From the above, we can put the following into categories:

company_category_code, company_country_code, company_state_code, investor_country_code, investor_state_code, funding_round_type

In [25]:
categories = ['company_category_code', 'company_country_code', 'company_state_code', 'investor_country_code', 'investor_state_code', 'funding_round_type']
cat_dic = {i:'category' for i in categories}

Looking back at the sample data, we can also clean funded_month and convert to numerical. We can also clean funded_quarter and convert to categorical. funded_at will be converted to datetime as well.

In [29]:
def clean_last_2(val):
    if not pd.isna(val):
        try:
            return val[-2:]
        except TypeError:
            return val

## Loading Chunks into SQLite

Now that we have a strategy for how to ensure best types, we will be loading each cleaned chunk into a table in a SQLite database so that we can query the full data set.

In [30]:
import sqlite3

chunk_iter = pd.read_csv('crunchbase-investments.csv', chunksize=5000, encoding='ISO-8859-1', usecols=keep_cols, parse_dates=['funded_at'], dtype=cat_dic)
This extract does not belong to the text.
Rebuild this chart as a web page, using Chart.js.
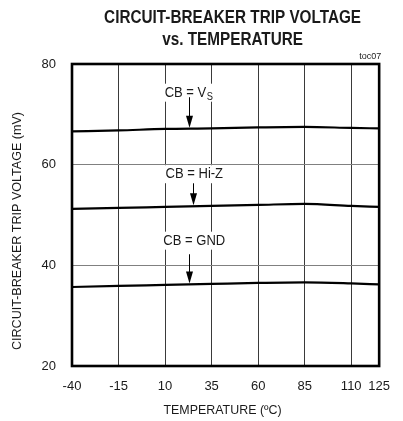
<!DOCTYPE html>
<html><head><meta charset="utf-8">
<script src="https://cdn.jsdelivr.net/npm/chart.js@4/dist/chart.umd.min.js"></script>
<style>html,body{margin:0;padding:0;background:#fff}#wrap{width:403px;height:421px}</style>
</head><body><div id="wrap"><canvas id="c" width="403" height="421"></canvas></div>
<script>
// ---- data ----
const temperatures = [-40, -15, 10, 35, 60, 85, 110, 125];
const xTickValues = [-40, -15, 10, 35, 60, 85, 110, 125];
const yTickValues = [20, 40, 60, 80];
const cbVs  = [66.6, 66.8, 67.1, 67.2, 67.4, 67.5, 67.3, 67.2];
const cbHiZ = [51.2, 51.4, 51.6, 51.8, 52.0, 52.2, 51.8, 51.6];
const cbGnd = [35.7, 35.9, 36.1, 36.3, 36.5, 36.6, 36.4, 36.2];
const titleLines = ['CIRCUIT-BREAKER TRIP VOLTAGE', 'vs. TEMPERATURE'];
const xTitle = 'TEMPERATURE (ºC)';
const yTitle = 'CIRCUIT-BREAKER TRIP VOLTAGE (mV)';
const figId = 'toc07';
const labelTexts = ['CB = V', 'CB = Hi-Z', 'CB = GND'];
const labelSubs = ['S', '', ''];

// ---- annotation placement (data units) ----
const notes = [
  { text: labelTexts[0], sub: labelSubs[0], series: cbVs,  lx: 22.6, ly: 74.3, ax: 22.6, aTop: 73.4 },
  { text: labelTexts[1], sub: labelSubs[1], series: cbHiZ, lx: 25.7, ly: 58.1, ax: 24.9, aTop: 56.3 },
  { text: labelTexts[2], sub: labelSubs[2], series: cbGnd, lx: 25.7, ly: 44.9, ax: 23.1, aTop: 42.2 }
];

const FONT = '"Liberation Sans", Arial, sans-serif';
const TXT = '#1a1a1a';
const NARROW = 0.93;

function interp(series, t) {
  for (let i = 0; i < temperatures.length - 1; i++) {
    const a = temperatures[i], b = temperatures[i + 1];
    if (t >= a && t <= b) return series[i] + (series[i + 1] - series[i]) * (t - a) / (b - a);
  }
  return series[series.length - 1];
}

const decor = {
  id: 'decor',
  beforeDatasetsDraw(chart) {
    const { ctx, scales: { x, y } } = chart;
    ctx.save();
    for (const n of notes) {
      const px = x.getPixelForValue(n.lx), py = y.getPixelForValue(n.ly);
      ctx.font = '14px ' + FONT;
      const w1 = ctx.measureText(n.text).width * NARROW;
      ctx.font = '10px ' + FONT;
      const w2 = n.sub ? ctx.measureText(n.sub).width * NARROW : 0;
      const w = w1 + w2;
      ctx.fillStyle = '#fff';
      ctx.fillRect(px - w / 2 - 8, py - 9, w + 16, 18);
      ctx.fillStyle = TXT;
      ctx.textBaseline = 'middle';
      ctx.textAlign = 'left';
      ctx.save(); ctx.translate(px - w / 2, py); ctx.scale(NARROW, 1);
      ctx.font = '14px ' + FONT;
      ctx.fillText(n.text, 0, 0);
      if (n.sub) { ctx.font = '10px ' + FONT; ctx.fillText(n.sub, w1 / NARROW + 0.5, 4.5); }
      ctx.restore();
      // arrow
      const ax = Math.round(x.getPixelForValue(n.ax)) + 0.5;
      const top = y.getPixelForValue(n.aTop);
      const tip = y.getPixelForValue(interp(n.series, n.ax)) - 1;
      ctx.strokeStyle = '#000'; ctx.lineWidth = 1;
      ctx.beginPath(); ctx.moveTo(ax, top); ctx.lineTo(ax, tip - 10); ctx.stroke();
      ctx.fillStyle = '#000';
      ctx.beginPath(); ctx.moveTo(ax - 3.5, tip - 12); ctx.lineTo(ax + 3.5, tip - 12); ctx.lineTo(ax, tip); ctx.closePath(); ctx.fill();
    }
    ctx.restore();
  },
  afterDraw(chart) {
    const { ctx, chartArea: ca } = chart;
    ctx.save();
    // frame
    ctx.strokeStyle = '#000'; ctx.lineWidth = 2.6;
    ctx.strokeRect(ca.left, ca.top, ca.right - ca.left, ca.bottom - ca.top);
    // title
    ctx.fillStyle = TXT; ctx.textAlign = 'center'; ctx.textBaseline = 'middle';
    ctx.font = 'bold 18px ' + FONT;
    const s = 257 / ctx.measureText(titleLines[0]).width;
    const cx = (ca.left + ca.right) / 2 + 7;
    [18.5, 40].forEach((ty, i) => {
      ctx.save(); ctx.translate(cx, ty); ctx.scale(s, 1);
      ctx.fillText(titleLines[i], 0, 0); ctx.restore();
    });
    // axis titles
    ctx.save(); ctx.translate((ca.left + ca.right) / 2 - 3, 410); ctx.scale(0.92, 1);
    ctx.font = '13.5px ' + FONT; ctx.fillText(xTitle, 0, 0); ctx.restore();
    ctx.save(); ctx.translate(17, 231); ctx.rotate(-Math.PI / 2); ctx.scale(0.93, 1);
    ctx.font = '13.5px ' + FONT; ctx.fillText(yTitle, 0, 0); ctx.restore();
    // figure id
    ctx.font = '9px ' + FONT; ctx.textAlign = 'right';
    ctx.fillText(figId, ca.right + 2, 57);
    ctx.restore();
  }
};

const lineStyle = { borderColor: '#000', borderWidth: 2.2, pointRadius: 0, fill: false, tension: 0.4, cubicInterpolationMode: 'monotone' };

new Chart(document.getElementById('c'), {
  type: 'line',
  data: {
    datasets: [
      Object.assign({ label: 'CB = VS',   data: temperatures.map((t, i) => ({ x: t, y: cbVs[i] })) }, lineStyle),
      Object.assign({ label: 'CB = Hi-Z', data: temperatures.map((t, i) => ({ x: t, y: cbHiZ[i] })) }, lineStyle),
      Object.assign({ label: 'CB = GND',  data: temperatures.map((t, i) => ({ x: t, y: cbGnd[i] })) }, lineStyle)
    ]
  },
  options: {
    responsive: false, animation: false, devicePixelRatio: 1,
    layout: { padding: { left: 0, right: 13, top: 64, bottom: 0 } },
    plugins: { legend: { display: false }, tooltip: { enabled: false }, title: { display: false } },
    scales: {
      x: {
        type: 'linear', min: -40, max: 125,
        afterBuildTicks: s => { s.ticks = xTickValues.map(v => ({ value: v })); },
        afterFit: s => { s.height = 55; },
        grid: { color: '#3a3a3a', lineWidth: 1, drawTicks: false },
        border: { display: false },
        ticks: { autoSkip: false, maxRotation: 0, padding: 13, color: TXT, font: { family: FONT, size: 13 } }
      },
      y: {
        type: 'linear', min: 20, max: 80,
        afterBuildTicks: s => { s.ticks = yTickValues.map(v => ({ value: v })); },
        afterFit: s => { s.width = 72; },
        grid: { color: '#808080', lineWidth: 1, drawTicks: false },
        border: { display: false },
        ticks: { padding: 16, color: TXT, font: { family: FONT, size: 13 } }
      }
    }
  },
  plugins: [decor]
});
</script></body></html>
conn = sqlite3.connect('test.db')
cur = conn.cursor()

for chunk in chunk_iter:
    chunk['funded_month'] = pd.to_numeric(chunk['funded_month'].apply(clean_last_2))
    chunk['funded_quarter'] = chunk['funded_quarter'].apply(clean_last_2).astype('category')
    chunk.to_sql('investments', conn)
    
cur.execute('SELECT * FROM investments LIMIT 1')


ValueError: Table 'investments' already exists.